[TASK STATEMENT]: Find the string "Python" in the entries and copy each line that has it.

[RECORDS FOR THIS TASK]:
────────────────────

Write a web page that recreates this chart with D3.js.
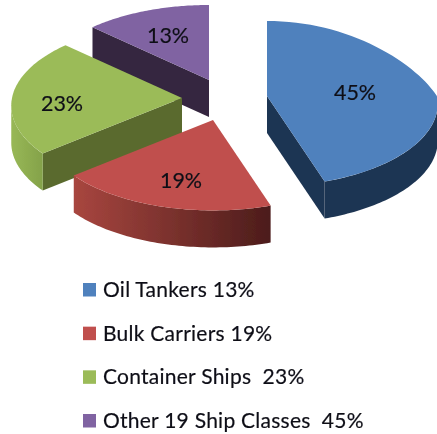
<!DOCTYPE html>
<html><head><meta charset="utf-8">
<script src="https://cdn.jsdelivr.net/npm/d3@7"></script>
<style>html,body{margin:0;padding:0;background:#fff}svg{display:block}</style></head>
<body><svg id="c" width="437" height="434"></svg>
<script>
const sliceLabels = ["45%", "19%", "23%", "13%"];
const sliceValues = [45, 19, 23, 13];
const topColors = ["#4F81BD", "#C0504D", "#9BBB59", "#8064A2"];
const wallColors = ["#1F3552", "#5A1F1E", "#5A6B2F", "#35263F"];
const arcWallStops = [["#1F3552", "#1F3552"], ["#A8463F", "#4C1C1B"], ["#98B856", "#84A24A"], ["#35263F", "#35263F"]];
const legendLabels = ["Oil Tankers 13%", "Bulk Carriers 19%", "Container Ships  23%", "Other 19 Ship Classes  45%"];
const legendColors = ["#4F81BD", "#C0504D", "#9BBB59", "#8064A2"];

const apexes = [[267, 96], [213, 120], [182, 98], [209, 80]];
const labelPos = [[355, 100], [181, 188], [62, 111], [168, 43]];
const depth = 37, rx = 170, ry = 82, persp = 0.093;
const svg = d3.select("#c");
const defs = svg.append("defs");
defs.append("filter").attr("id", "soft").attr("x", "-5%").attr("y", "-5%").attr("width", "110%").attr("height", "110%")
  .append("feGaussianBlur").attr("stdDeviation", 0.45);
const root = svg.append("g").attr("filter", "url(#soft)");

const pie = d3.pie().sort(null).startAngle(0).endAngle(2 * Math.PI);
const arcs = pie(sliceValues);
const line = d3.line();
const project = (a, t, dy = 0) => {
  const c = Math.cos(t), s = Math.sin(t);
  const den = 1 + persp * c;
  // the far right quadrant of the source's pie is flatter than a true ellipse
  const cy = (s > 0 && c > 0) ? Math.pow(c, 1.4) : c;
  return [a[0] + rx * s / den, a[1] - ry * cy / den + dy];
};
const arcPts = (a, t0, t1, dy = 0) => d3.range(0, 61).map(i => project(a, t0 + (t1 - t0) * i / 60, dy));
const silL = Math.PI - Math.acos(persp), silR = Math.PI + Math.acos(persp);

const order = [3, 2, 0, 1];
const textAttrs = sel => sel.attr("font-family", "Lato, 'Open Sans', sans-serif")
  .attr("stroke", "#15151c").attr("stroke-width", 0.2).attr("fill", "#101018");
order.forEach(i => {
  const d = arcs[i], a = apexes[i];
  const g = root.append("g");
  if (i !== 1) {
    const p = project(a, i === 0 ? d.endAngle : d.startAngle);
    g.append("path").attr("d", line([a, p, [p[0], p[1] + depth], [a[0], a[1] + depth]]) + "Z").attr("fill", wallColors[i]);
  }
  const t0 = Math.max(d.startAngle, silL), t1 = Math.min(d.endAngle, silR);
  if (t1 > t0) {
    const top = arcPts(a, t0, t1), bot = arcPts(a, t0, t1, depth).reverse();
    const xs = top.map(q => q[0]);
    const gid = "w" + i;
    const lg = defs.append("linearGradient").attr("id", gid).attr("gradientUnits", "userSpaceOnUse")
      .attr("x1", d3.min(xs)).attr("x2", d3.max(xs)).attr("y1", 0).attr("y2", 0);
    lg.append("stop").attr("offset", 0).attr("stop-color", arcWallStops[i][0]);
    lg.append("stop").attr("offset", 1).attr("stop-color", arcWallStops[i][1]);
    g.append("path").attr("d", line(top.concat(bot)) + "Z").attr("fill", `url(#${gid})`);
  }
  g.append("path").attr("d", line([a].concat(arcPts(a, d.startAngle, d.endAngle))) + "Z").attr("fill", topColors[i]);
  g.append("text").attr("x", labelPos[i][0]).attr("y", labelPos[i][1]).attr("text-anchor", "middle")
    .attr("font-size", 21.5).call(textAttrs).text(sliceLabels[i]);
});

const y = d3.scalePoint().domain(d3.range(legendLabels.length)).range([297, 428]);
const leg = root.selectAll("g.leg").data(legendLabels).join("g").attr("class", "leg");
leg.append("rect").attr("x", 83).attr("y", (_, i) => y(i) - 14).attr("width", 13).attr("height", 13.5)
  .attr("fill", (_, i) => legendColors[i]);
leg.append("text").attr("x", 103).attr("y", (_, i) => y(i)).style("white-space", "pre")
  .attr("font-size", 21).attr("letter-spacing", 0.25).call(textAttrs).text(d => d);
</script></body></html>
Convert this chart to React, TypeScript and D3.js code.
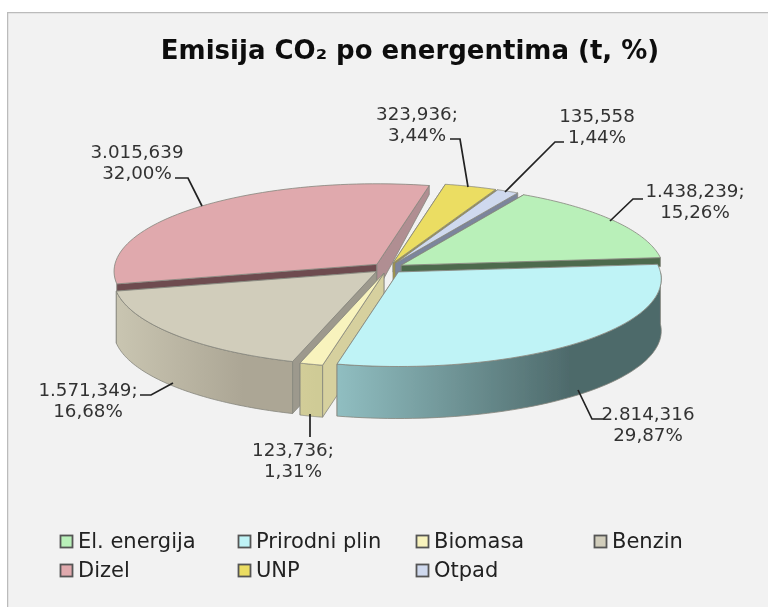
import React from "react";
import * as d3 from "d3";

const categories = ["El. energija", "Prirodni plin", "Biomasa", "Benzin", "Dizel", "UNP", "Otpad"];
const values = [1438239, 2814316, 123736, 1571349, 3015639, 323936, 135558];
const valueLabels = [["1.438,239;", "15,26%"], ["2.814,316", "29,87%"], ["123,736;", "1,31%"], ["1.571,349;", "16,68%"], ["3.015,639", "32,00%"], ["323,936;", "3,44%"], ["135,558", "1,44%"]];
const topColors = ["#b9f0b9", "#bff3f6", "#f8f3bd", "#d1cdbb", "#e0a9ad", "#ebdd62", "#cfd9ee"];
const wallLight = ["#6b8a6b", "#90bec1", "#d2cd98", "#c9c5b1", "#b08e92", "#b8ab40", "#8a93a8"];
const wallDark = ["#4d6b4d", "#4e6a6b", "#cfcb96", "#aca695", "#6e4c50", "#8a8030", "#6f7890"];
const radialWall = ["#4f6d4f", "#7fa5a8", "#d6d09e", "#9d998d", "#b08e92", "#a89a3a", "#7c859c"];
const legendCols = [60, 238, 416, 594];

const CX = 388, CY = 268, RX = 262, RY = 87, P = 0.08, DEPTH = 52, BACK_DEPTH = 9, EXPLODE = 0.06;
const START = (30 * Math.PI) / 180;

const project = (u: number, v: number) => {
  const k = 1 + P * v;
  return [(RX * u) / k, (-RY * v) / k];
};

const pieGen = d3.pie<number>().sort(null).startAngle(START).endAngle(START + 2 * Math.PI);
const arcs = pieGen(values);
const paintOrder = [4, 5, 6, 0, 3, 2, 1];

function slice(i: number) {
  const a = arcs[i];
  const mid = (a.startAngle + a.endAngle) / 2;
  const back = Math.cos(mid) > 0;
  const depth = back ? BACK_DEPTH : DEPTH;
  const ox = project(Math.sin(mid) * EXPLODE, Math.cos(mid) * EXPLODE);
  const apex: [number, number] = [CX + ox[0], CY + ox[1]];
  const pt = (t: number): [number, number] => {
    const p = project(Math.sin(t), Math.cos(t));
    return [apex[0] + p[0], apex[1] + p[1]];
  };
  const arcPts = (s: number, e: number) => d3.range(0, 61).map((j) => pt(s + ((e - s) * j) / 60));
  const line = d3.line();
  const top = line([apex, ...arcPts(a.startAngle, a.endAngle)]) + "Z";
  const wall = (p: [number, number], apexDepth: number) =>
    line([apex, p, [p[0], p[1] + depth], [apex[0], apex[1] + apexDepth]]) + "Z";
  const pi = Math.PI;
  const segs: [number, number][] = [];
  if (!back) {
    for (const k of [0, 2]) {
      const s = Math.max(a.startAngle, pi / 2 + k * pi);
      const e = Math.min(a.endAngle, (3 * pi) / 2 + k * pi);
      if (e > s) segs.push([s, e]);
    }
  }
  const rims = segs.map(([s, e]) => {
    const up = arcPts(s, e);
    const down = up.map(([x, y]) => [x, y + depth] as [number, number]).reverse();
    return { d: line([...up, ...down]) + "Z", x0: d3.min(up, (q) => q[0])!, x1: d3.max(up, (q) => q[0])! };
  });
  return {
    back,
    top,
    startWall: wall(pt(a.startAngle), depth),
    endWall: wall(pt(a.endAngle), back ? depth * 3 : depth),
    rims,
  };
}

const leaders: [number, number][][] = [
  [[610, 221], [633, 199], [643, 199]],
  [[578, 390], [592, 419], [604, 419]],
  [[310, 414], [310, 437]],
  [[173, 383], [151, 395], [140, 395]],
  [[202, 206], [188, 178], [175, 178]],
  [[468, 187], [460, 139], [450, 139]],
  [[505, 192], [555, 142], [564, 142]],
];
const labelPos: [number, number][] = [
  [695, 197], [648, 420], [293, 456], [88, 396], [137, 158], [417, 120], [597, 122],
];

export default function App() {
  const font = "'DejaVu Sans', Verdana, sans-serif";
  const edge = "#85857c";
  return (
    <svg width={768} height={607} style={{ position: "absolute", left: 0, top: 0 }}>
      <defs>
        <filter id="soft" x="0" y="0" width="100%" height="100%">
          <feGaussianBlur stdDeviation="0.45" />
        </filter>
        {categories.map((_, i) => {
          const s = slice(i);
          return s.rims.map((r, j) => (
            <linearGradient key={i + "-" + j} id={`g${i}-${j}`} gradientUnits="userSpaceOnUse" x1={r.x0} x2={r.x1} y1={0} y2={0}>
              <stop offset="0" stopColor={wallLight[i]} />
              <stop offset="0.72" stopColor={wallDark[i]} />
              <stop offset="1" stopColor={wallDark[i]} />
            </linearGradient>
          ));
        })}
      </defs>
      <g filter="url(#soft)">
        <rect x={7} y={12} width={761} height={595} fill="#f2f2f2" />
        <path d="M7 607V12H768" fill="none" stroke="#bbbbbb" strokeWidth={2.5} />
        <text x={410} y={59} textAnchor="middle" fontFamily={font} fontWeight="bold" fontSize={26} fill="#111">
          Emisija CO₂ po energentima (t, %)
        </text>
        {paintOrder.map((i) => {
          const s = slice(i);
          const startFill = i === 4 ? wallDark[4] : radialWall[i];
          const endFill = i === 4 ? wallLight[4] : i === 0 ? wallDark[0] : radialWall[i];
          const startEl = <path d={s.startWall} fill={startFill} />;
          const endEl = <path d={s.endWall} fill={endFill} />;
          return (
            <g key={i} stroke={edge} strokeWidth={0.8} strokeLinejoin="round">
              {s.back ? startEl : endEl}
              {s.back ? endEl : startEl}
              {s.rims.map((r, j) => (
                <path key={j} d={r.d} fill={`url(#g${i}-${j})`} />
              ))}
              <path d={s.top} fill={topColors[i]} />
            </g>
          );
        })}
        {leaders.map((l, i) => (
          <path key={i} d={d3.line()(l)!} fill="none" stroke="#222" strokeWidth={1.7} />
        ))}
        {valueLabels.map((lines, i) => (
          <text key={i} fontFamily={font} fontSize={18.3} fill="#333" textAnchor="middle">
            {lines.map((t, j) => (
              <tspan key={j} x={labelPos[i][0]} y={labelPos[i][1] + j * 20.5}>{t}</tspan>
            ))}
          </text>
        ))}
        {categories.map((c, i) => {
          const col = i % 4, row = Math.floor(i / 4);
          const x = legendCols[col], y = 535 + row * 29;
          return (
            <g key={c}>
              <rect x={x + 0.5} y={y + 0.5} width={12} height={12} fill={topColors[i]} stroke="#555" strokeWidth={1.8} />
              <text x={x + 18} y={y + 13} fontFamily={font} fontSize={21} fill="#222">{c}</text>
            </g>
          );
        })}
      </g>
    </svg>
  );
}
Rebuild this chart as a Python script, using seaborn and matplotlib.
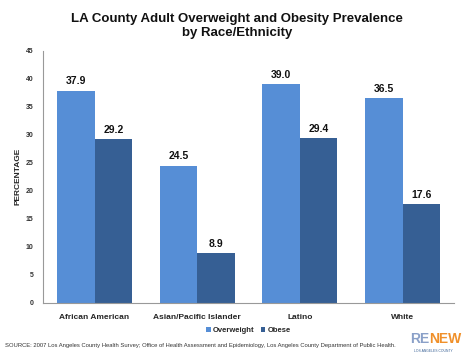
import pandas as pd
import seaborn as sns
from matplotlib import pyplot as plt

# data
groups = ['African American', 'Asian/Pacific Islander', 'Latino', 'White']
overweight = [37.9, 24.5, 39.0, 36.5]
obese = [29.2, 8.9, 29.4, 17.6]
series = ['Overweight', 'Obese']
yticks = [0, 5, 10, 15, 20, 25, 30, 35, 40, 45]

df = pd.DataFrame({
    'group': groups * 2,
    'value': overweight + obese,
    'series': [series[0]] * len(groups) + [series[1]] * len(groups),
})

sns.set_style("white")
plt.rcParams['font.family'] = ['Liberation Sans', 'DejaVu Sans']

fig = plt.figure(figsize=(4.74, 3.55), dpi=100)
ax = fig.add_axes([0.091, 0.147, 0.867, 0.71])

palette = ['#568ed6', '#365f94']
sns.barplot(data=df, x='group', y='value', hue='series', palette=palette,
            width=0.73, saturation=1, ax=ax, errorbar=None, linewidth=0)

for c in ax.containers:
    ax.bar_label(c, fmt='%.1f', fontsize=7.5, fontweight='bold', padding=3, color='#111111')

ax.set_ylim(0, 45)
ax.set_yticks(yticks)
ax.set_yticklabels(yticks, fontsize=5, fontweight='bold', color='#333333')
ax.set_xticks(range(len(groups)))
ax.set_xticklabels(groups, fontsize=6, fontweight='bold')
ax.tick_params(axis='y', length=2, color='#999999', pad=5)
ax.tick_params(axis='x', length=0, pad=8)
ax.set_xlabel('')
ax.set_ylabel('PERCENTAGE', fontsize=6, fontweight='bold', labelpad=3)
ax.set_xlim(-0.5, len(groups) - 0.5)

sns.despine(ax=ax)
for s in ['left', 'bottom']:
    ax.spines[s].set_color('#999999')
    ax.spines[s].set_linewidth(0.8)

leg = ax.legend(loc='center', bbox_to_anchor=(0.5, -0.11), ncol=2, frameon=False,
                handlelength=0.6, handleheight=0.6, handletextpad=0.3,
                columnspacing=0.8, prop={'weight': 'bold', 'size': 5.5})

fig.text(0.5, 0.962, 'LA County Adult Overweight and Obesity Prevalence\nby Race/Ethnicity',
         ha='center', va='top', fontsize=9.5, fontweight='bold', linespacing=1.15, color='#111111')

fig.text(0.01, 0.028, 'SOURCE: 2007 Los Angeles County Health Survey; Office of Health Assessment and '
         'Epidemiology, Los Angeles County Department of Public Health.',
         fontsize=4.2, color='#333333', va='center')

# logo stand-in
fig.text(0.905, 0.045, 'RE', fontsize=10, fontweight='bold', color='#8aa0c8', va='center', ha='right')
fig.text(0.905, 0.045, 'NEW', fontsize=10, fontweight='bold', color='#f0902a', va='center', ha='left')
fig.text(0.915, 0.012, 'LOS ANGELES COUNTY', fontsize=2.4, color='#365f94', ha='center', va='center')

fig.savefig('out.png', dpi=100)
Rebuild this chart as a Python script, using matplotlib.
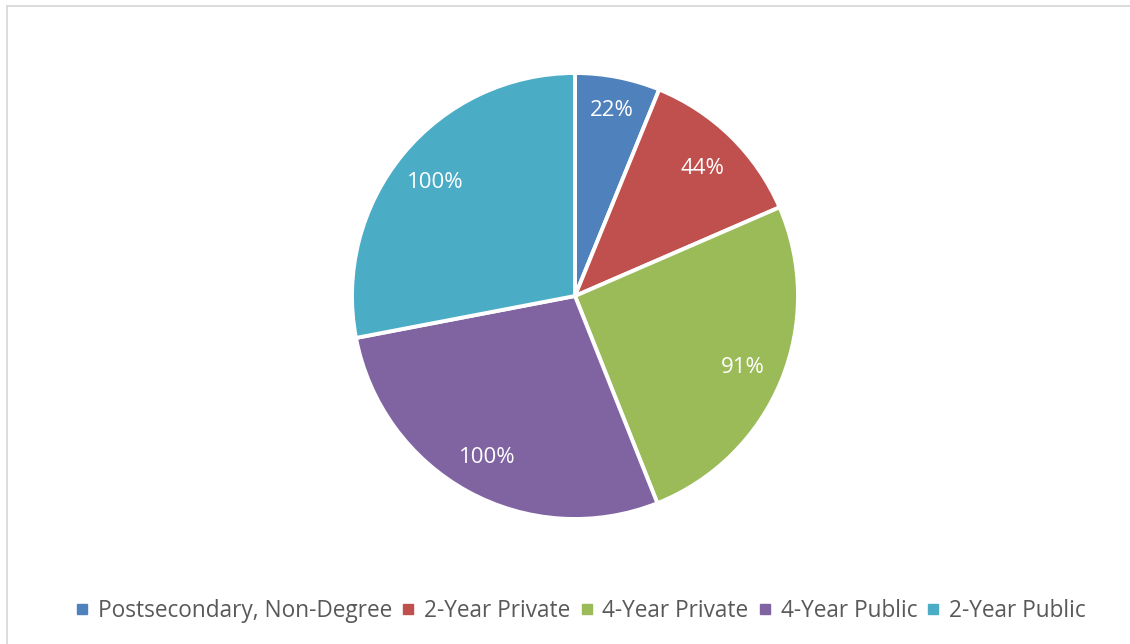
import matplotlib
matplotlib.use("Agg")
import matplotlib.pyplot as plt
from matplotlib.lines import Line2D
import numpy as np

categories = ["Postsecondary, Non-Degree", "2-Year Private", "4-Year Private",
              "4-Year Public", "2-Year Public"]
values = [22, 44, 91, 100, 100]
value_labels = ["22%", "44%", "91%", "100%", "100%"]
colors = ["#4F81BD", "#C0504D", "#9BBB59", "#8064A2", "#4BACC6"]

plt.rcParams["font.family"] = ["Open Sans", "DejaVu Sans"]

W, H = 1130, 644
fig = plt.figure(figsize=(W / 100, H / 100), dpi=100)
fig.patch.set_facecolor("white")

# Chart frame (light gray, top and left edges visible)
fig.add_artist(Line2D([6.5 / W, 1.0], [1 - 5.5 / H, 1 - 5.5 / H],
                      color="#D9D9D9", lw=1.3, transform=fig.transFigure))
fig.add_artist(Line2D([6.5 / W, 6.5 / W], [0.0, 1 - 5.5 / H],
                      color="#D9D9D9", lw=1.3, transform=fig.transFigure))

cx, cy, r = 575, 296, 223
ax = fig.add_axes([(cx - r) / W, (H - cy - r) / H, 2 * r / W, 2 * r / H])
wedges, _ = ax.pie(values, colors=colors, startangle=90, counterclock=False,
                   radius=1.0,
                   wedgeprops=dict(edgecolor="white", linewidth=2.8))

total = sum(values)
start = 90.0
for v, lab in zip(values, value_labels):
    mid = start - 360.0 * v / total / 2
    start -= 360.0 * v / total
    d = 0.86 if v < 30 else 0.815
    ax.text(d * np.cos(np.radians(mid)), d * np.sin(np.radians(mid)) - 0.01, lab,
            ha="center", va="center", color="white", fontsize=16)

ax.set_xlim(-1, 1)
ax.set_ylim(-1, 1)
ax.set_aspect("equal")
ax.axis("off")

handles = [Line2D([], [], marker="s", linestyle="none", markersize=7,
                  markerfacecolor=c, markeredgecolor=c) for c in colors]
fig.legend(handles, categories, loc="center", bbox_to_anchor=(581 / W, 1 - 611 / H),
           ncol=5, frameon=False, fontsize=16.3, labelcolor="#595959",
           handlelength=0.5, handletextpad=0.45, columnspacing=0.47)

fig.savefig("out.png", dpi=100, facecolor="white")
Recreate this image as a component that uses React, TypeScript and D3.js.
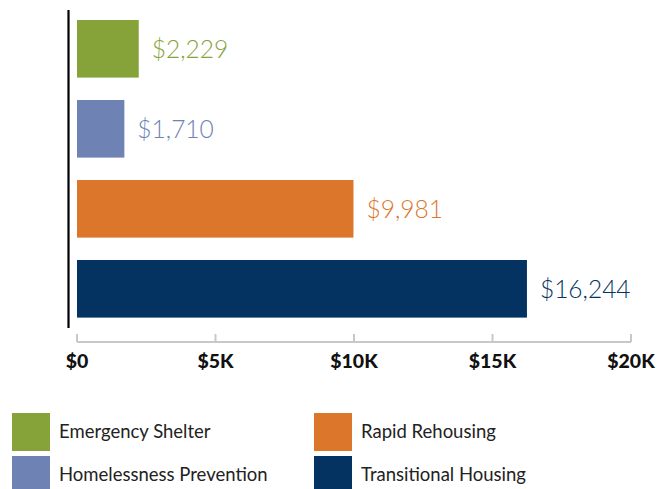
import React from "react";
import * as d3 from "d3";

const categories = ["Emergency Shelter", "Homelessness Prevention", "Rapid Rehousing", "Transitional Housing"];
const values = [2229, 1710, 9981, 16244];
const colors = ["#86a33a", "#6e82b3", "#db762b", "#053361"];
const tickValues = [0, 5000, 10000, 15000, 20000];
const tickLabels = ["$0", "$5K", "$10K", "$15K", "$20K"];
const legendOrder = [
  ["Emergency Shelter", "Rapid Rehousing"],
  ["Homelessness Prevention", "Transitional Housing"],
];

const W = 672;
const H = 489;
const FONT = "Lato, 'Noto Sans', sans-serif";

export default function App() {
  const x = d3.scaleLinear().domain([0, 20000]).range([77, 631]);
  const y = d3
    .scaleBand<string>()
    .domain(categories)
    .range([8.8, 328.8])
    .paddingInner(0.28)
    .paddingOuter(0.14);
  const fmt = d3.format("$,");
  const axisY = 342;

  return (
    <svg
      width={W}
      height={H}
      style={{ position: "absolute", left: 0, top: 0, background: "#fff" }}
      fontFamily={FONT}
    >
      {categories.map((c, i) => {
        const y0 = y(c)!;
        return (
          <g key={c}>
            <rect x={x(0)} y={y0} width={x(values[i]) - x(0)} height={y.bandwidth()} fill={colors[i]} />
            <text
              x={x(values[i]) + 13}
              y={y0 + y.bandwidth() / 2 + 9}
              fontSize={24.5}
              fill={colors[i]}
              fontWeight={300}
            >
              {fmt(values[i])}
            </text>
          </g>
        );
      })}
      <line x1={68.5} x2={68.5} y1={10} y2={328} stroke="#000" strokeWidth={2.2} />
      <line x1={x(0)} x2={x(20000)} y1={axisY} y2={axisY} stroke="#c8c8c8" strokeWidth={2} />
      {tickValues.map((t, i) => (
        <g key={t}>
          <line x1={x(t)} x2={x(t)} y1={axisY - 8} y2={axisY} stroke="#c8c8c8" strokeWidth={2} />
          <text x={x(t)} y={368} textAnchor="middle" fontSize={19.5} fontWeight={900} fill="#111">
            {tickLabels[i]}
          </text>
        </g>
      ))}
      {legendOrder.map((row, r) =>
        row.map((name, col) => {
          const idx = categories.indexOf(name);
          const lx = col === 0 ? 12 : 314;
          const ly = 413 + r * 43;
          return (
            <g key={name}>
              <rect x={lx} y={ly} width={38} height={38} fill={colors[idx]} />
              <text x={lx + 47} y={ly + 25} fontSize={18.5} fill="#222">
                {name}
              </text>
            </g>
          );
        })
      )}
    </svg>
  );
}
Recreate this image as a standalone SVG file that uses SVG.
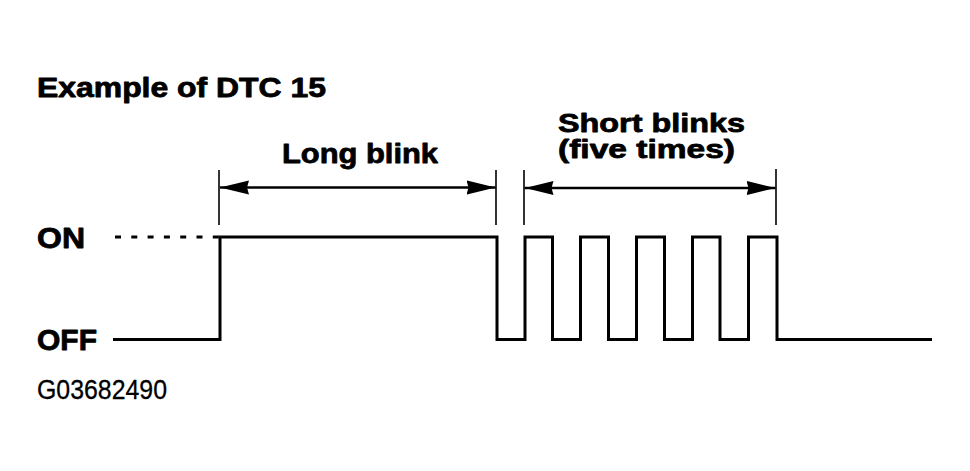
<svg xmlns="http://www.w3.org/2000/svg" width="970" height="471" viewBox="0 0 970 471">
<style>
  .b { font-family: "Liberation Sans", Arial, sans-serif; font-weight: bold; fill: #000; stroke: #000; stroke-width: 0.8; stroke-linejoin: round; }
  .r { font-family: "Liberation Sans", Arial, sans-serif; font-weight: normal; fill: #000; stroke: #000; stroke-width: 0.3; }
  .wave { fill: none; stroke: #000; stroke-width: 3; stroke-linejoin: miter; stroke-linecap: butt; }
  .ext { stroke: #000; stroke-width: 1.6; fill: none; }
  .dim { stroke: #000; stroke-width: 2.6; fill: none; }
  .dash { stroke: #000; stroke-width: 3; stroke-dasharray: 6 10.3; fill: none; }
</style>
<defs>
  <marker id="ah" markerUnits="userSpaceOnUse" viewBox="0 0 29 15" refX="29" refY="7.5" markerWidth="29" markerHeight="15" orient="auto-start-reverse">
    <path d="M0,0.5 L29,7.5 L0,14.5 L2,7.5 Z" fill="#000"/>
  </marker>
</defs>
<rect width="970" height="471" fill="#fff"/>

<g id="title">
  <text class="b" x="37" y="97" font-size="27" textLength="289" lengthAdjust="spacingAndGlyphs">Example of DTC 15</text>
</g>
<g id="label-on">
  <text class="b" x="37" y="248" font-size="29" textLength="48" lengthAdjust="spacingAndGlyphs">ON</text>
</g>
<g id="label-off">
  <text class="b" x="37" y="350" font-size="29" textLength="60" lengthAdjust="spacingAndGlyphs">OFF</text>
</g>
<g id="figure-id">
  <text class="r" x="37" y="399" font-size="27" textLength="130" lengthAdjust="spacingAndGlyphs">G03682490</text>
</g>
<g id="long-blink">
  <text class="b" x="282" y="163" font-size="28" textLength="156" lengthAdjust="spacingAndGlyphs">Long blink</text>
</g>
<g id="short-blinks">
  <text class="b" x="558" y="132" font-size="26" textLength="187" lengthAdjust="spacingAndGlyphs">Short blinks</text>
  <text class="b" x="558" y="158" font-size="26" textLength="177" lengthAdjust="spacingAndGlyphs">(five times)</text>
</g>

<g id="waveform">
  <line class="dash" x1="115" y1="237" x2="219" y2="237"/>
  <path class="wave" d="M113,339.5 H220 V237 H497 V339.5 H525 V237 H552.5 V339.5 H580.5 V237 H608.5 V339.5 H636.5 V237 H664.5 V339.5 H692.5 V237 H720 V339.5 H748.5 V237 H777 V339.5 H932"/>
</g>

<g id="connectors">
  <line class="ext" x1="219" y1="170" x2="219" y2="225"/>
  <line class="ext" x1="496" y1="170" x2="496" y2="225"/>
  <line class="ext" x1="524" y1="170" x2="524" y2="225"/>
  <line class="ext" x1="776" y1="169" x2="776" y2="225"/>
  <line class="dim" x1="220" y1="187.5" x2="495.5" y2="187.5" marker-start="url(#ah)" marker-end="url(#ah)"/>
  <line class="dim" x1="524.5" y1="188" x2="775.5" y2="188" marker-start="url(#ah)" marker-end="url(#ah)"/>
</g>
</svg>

────────────────────

[TASK OUTPUT]:
Rebuild this chart as a Python script, using seaborn and matplotlib.
Rebuild this chart as a Python script, using matplotlib.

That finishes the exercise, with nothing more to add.